After pulling out of the team finals, Biles was immediately compared to Olympic athlete and American hero Kerri Strug, who completed her final vault with an injured ankle in 1996. However, until recently, USA gymnastics (USAG) had a long history of prioritizing medals before an athlete’s mental and physical health. In the 2020 Netflix documentary “Athlete A,” former national champion, Jennifer Sey, talks about how Strug had no choice, and how gymnasts at the time were powerless.
As someone who admired Strug as a child, seeing the vault from this point of view made me sick to my stomach. Knowing the USAG’s dark history made me worried for Biles, and left me wondering if once again, the organization would put a gold medal over someone’s safety.
Athlete safety has never seemed to have been a real concern for USAG. In fact, the USAG swept sexual abuse of more than 265 gymnasts, including Biles herself, under the rug for years. Despite many complaints (the first being in 1997), Dr. Larry Nassar continued to work for the USAG until 2015. Biles opened up about this abuse in her Facebook Watch show: “Simone vs. Herself.” Simone talks about how she still has to recover from the abuse day-by-day, as she is the only survivor still competing for the USAG today. To me, that’s more impressive than all the medals alone. Allowing Biles to step down and prioritize herself was a step in the right direction for the organization.

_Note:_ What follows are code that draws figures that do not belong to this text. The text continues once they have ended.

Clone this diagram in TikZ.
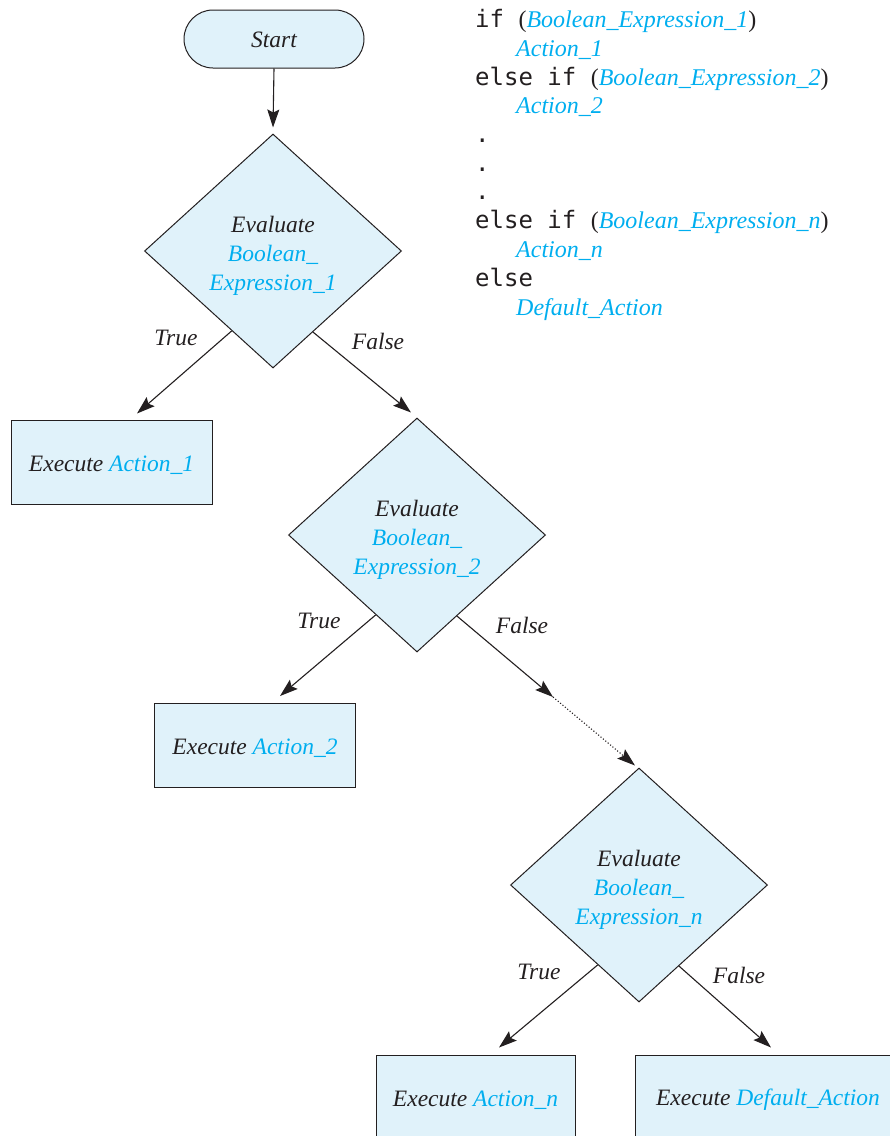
\documentclass[tikz,border=0pt]{standalone}
\usepackage{fontspec}
\setmainfont{Liberation Serif}[ItalicFont={Liberation Serif Italic}]
\setmonofont{DejaVu Sans Mono}
\usetikzlibrary{shapes.geometric,arrows.meta,calc}
\definecolor{boxfill}{RGB}{224,242,250}
\definecolor{cyanink}{RGB}{0,174,239}
\definecolor{ink}{RGB}{35,31,32}
\newcommand{\bl}[1]{\textcolor{cyanink}{#1}}
\newcommand{\ser}[1]{{\rmfamily\upshape #1}}
\newcommand{\bli}[1]{{\rmfamily\itshape\color{cyanink}#1}}
\newcommand{\dtext}[1]{\raisebox{-5pt}[\height][\depth]{\begin{tabular}{@{}c@{}}#1\end{tabular}}}
\newcommand{\btext}[1]{\raisebox{-3pt}[\height][\depth]{#1}}
\begin{document}
\begin{tikzpicture}[x=1pt,y=-1pt,
  base/.style={font=\fontsize{23.5}{29}\selectfont\rmfamily\itshape, text=ink},
  proc/.style={base, draw=ink, fill=boxfill, line width=1pt, rectangle,
    minimum width=201pt, minimum height=84pt, inner sep=0pt},
  decision/.style={base, draw=ink, fill=boxfill, line width=1pt, diamond,
    minimum width=257pt, minimum height=234pt, inner sep=0pt},
  term/.style={base, draw=ink, fill=boxfill, line width=1pt, rectangle,
    rounded corners=29pt, minimum width=180pt, minimum height=58pt, inner sep=0pt},
  flow/.style={draw=ink, line width=1.1pt, -{Stealth[length=18pt,width=12pt,inset=3pt]}},
  lbl/.style={base, inner sep=0pt},
  code/.style={font=\fontsize{24}{29}\selectfont\ttfamily, text=ink, anchor=base west, inner sep=0pt}
]
\useasboundingbox (0,0) rectangle (890,1136);
\clip (0,0) rectangle (890,1136);

% nodes
\node[term] (start) at (274,39) {\raisebox{-1pt}[\height][\depth]{Start}};
\node[decision] (d1) at (273,251) {\dtext{Evaluate\\\bl{Boolean\_}\\\bl{Expression\_1}}};
\node[proc] (b1) at (111.5,462) {\btext{Execute \bl{Action\_1}}};
\node[decision] (d2) at (417,535) {\dtext{Evaluate\\\bl{Boolean\_}\\\bl{Expression\_2}}};
\node[proc] (b2) at (255,745.5) {\btext{Execute \bl{Action\_2}}};
\node[decision] (dn) at (639,885) {\dtext{Evaluate\\\bl{Boolean\_}\\\bl{Expression\_n}}};
\node[proc, minimum width=199pt] (bn) at (475.5,1097) {\btext{Execute \bl{Action\_n}}};
\node[proc, minimum width=266pt] (bd) at (768,1097) {\btext{Execute \bl{Default\_Action}}};

% labels
\node[lbl] (t1) at ($(d1)+(-97,87)$) {True};
\node[lbl] (f1) at ($(d1)+(105,90)$) {False};
\node[lbl] (t2) at ($(d2)+(-98,86)$) {True};
\node[lbl] (f2) at ($(d2)+(105,90)$) {False};
\node[lbl] (tn) at ($(dn)+(-100,87)$) {True};
\node[lbl] (fn) at ($(dn)+(100,90)$) {False};

% connectors
\draw[flow] (start.south) -- ($(d1.north)+(0,-6)$);
\draw[flow] ($(d1.west)!0.68!(d1.south)$) -- ($(b1.north)+(25.5,-6)$);
\draw[flow] ($(d1.east)!0.69!(d1.south)$) -- ($(d2.north)+(-6,-5)$);
\draw[flow] ($(d2.west)!0.68!(d2.south)$) -- ($(b2.north)+(25,-7)$);
\coordinate (m) at ($(d2)+(136,162)$);
\draw[flow] ($(d2.east)!0.69!(d2.south)$) -- (m);
\draw[flow, dotted] (m) -- ($(dn.north)+(-4,-2)$);
\draw[flow] ($(dn.west)!0.68!(dn.south)$) -- ($(bn.north)+(23.5,-7)$);
\draw[flow] ($(dn.east)!0.69!(dn.south)$) -- ($(bd.north)+(3,-7)$);

% code
\node[code] (c1) at (475,27) {if \ser{(}\bli{Boolean\_Expression\_1}\ser{)}};
\node[code] (c2) at (516,56) {\bli{Action\_1}};
\node[code] (c3) at (475,85) {else if \ser{(}\bli{Boolean\_Expression\_2}\ser{)}};
\node[code] (c4) at (516,113) {\bli{Action\_2}};
\node[code] (c5) at (475,142) {.};
\node[code] (c6) at (475,171) {.};
\node[code] (c7) at (475,199) {.};
\node[code] (c8) at (475,228) {else if \ser{(}\bli{Boolean\_Expression\_n}\ser{)}};
\node[code] (c9) at (516,257) {\bli{Action\_n}};
\node[code] (c10) at (475,286) {else};
\node[code] (c11) at (516,315) {\bli{Default\_Action}};
\end{tikzpicture}
\end{document}
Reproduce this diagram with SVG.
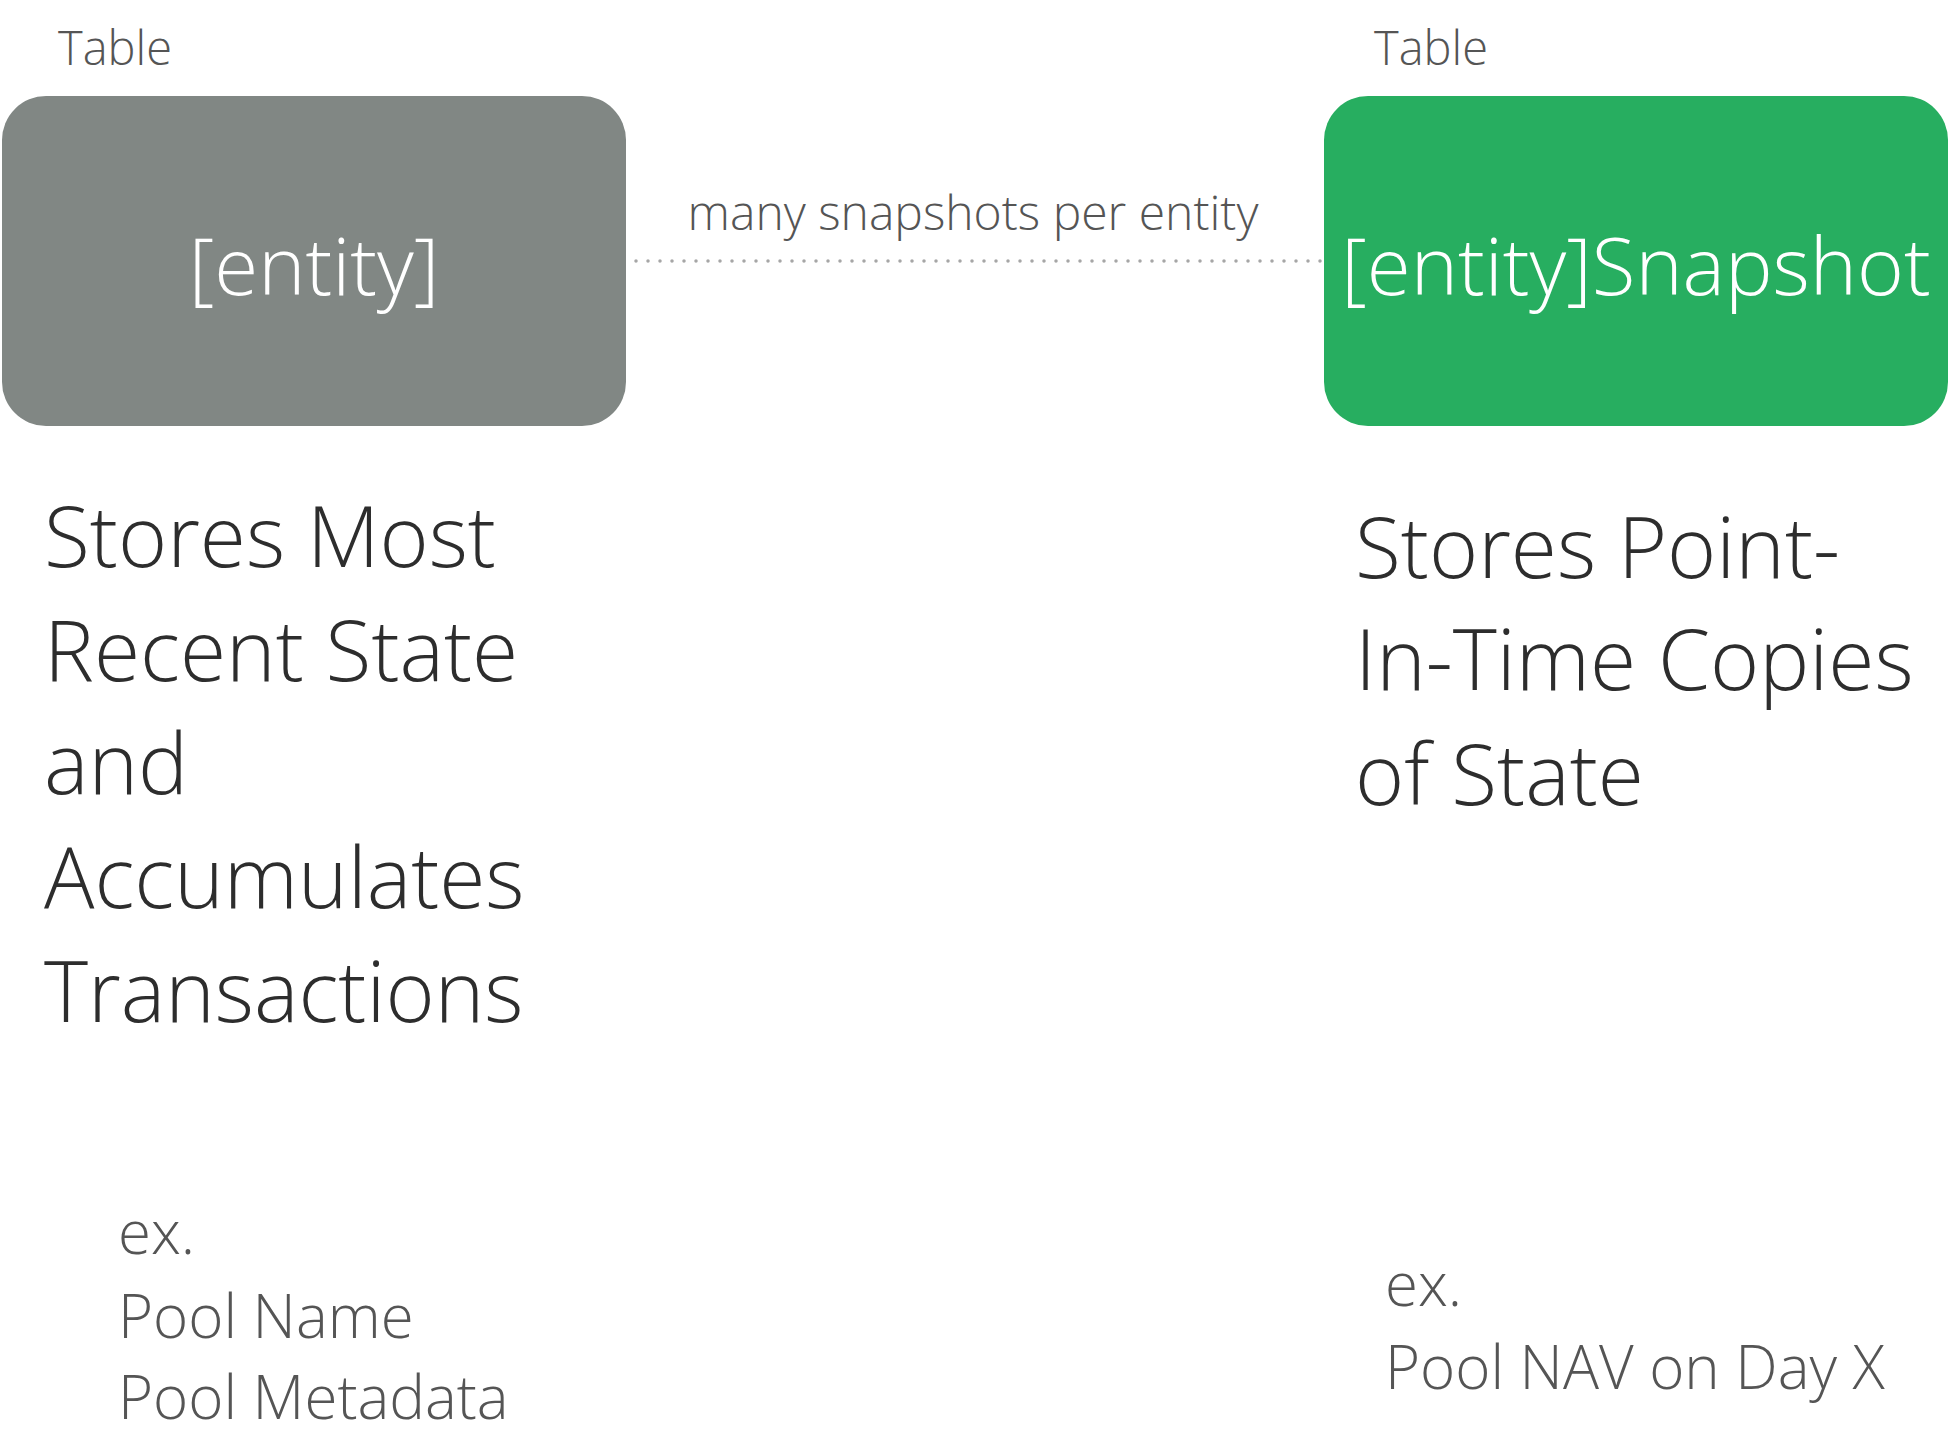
<svg xmlns="http://www.w3.org/2000/svg" width="1950" height="1446" viewBox="0 0 1950 1446">
<style>
  text { font-family: "Open Sans", "Liberation Sans", sans-serif; font-weight: 300; }
  .tag { font-size: 47px; fill: #555555; }
  .title { font-size: 80px; fill: #ffffff; text-anchor: middle; }
  .desc { font-size: 84px; fill: #2d2d2d; }
  .ex { font-size: 60px; fill: #555555; }
  .lbl { font-size: 48px; fill: #555555; text-anchor: middle; }
</style>
<rect width="1950" height="1446" fill="#ffffff"/>
<g id="connectors">
  <line x1="624" y1="261" x2="1336" y2="261" stroke="#a6a6a6" stroke-width="3.5" stroke-linecap="round" stroke-dasharray="0 12"/>
  <text class="lbl" x="973" y="230">many snapshots per entity</text>
</g>
<g id="node-entity">
  <text class="tag" x="58" y="65">Table</text>
  <rect x="2" y="96" width="624" height="330" rx="44" ry="44" fill="#818784"/>
  <text class="title" x="314" y="295">[entity]</text>
  <text class="desc" x="44" y="567">Stores Most</text>
  <text class="desc" x="44" y="681">Recent State</text>
  <text class="desc" x="44" y="794">and</text>
  <text class="desc" x="44" y="908">Accumulates</text>
  <text class="desc" x="44" y="1022">Transactions</text>
  <text class="ex" x="118" y="1254">ex.</text>
  <text class="ex" x="118" y="1338">Pool Name</text>
  <text class="ex" x="118" y="1419">Pool Metadata</text>
</g>
<g id="node-snapshot">
  <text class="tag" x="1374" y="65">Table</text>
  <rect x="1324" y="96" width="624" height="330" rx="44" ry="44" fill="#27ae60"/>
  <text class="title" x="1636" y="295">[entity]Snapshot</text>
  <text class="desc" x="1355" y="578">Stores Point-</text>
  <text class="desc" x="1355" y="690">In-Time Copies</text>
  <text class="desc" x="1355" y="805">of State</text>
  <text class="ex" x="1385" y="1306">ex.</text>
  <text class="ex" x="1385" y="1389">Pool NAV on Day X</text>
</g>
</svg>
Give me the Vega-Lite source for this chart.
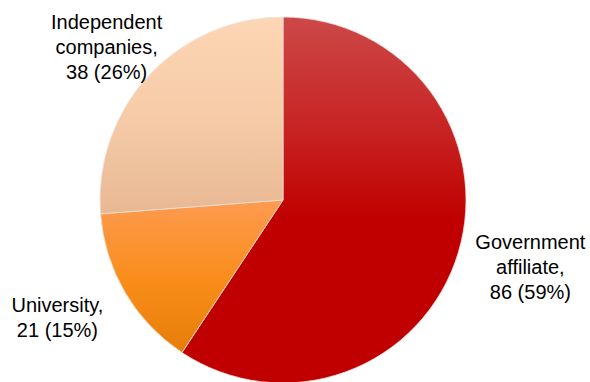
{
  "$schema": "https://vega.github.io/schema/vega-lite/v6.json",
  "width": 566,
  "height": 364,
  "autosize": {"type": "none"},
  "padding": {"left": 0, "right": 24, "top": 18, "bottom": 0},
  "background": "white",
  "view": {"stroke": null},
  "data": {
    "values": [
      {"category": "Government affiliate", "value": 86, "order": 1, "label": ["Government", "affiliate,", "86 (59%)"]},
      {"category": "University", "value": 21, "order": 2, "label": ["University,", "21 (15%)"]},
      {"category": "Independent companies", "value": 38, "order": 3, "label": ["Independent", "companies,", "38 (26%)"]}
    ]
  },
  "encoding": {
    "theta": {"field": "value", "type": "quantitative", "stack": true},
    "order": {"field": "order", "type": "quantitative"}
  },
  "layer": [
    {
      "mark": {"type": "arc", "outerRadius": 183, "stroke": "#f4e0d8", "strokeWidth": 0.8},
      "encoding": {
        "fill": {
          "condition": [
            {"test": "datum.category === 'Government affiliate'", "value": {"gradient": "linear", "x1": 0, "y1": 0, "x2": 0, "y2": 1, "stops": [{"offset": 0, "color": "#cd4848"}, {"offset": 0.3, "color": "#c82424"}, {"offset": 0.55, "color": "#c00000"}, {"offset": 1, "color": "#c00000"}]}},
            {"test": "datum.category === 'University'", "value": {"gradient": "linear", "x1": 0, "y1": 0, "x2": 0, "y2": 1, "stops": [{"offset": 0, "color": "#fd9b50"}, {"offset": 0.55, "color": "#f98c18"}, {"offset": 1, "color": "#e67e0a"}]}}
          ],
          "value": {"gradient": "linear", "x1": 0, "y1": 0, "x2": 0, "y2": 1, "stops": [{"offset": 0, "color": "#fdd6b5"}, {"offset": 0.5, "color": "#f6cba8"}, {"offset": 1, "color": "#e8b893"}]}
        }
      }
    },
    {
      "mark": {"type": "text", "radius": 250, "dx": 8, "dy": -29, "font": "Liberation Sans", "fontSize": 20, "lineHeight": 25, "align": "center", "baseline": "middle", "color": "#000000"},
      "encoding": {
        "text": {"condition": {"test": "datum.category === 'Government affiliate'", "field": "label"}, "value": ""}
      }
    },
    {
      "mark": {"type": "text", "radius": 250, "dx": -10, "dy": -21, "font": "Liberation Sans", "fontSize": 20, "lineHeight": 25, "align": "center", "baseline": "middle", "color": "#000000"},
      "encoding": {
        "text": {"condition": {"test": "datum.category === 'University'", "field": "label"}, "value": ""}
      }
    },
    {
      "mark": {"type": "text", "radius": 250, "dx": 7, "dy": -7, "font": "Liberation Sans", "fontSize": 20, "lineHeight": 25, "align": "center", "baseline": "middle", "color": "#000000"},
      "encoding": {
        "text": {"condition": {"test": "datum.category === 'Independent companies'", "field": "label"}, "value": ""}
      }
    }
  ]
}
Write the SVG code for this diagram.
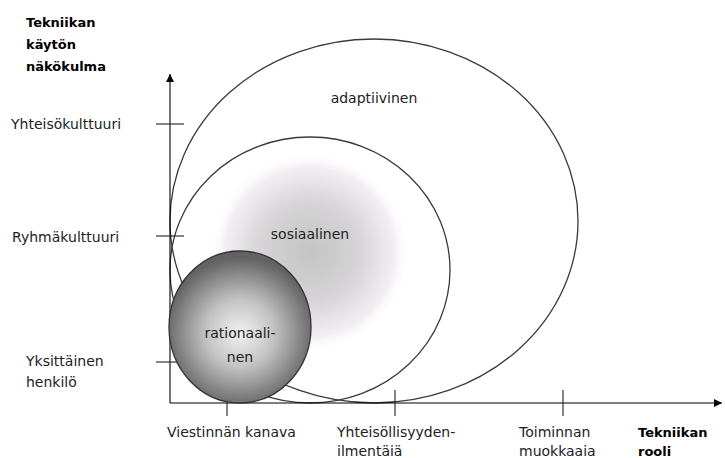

Biles is not the first athlete to come forward with their struggles with mental health. Earlier this year, Naomi Osaka dropped out of the French Open with mental health issues. After dropping out, Osaka was fined $15,000. Soon after, she withdrew from Wimbledon to spend time with friends and family. Both Biles and Osaka faced immediate backlash. Two of the greatest athletes in the world were labeled “weak” because of mental health issues. The stigma around mental health remains a problem in America today. Taking the time to step down and focus on mental health is incredibly impressive for anyone, especially athletes who have all eyes on them. While Osaka and Biles shined a light on athlete mental health issues this summer, the conversation is far from over.
These days, athletes are expected to be perfect. Simone Biles gets bashed after a small mistake. Naomi Osaka and Serena Williams are berated for showing emotion on the court. Fans call for players to be traded after a missed opportunity on the court or the field. Every high and low of an athlete’s career is public, and every performance is put under a microscope.
Athletes are not characters made to entertain us, athletes are human, too. In fact, the International Olympic Committee says that 35% of athletes struggle with mental health issues at some point in their careers.
As someone who could never catch a touchdown, hit a home run, make a free throw, or even do a cartwheel—I know I have no place telling athletes what they should and should not do, especially when it comes to their mental health. I have taken plenty of mental health days in my life, why would I judge athletes for doing the same? Mental health is finally being taken as seriously as physical health, and I love seeing athletes leading the way.
Seeing big-name athletes like Biles begin to prioritize their mental health over entertaining us has made me prouder than the medals, awards and trophies ever could.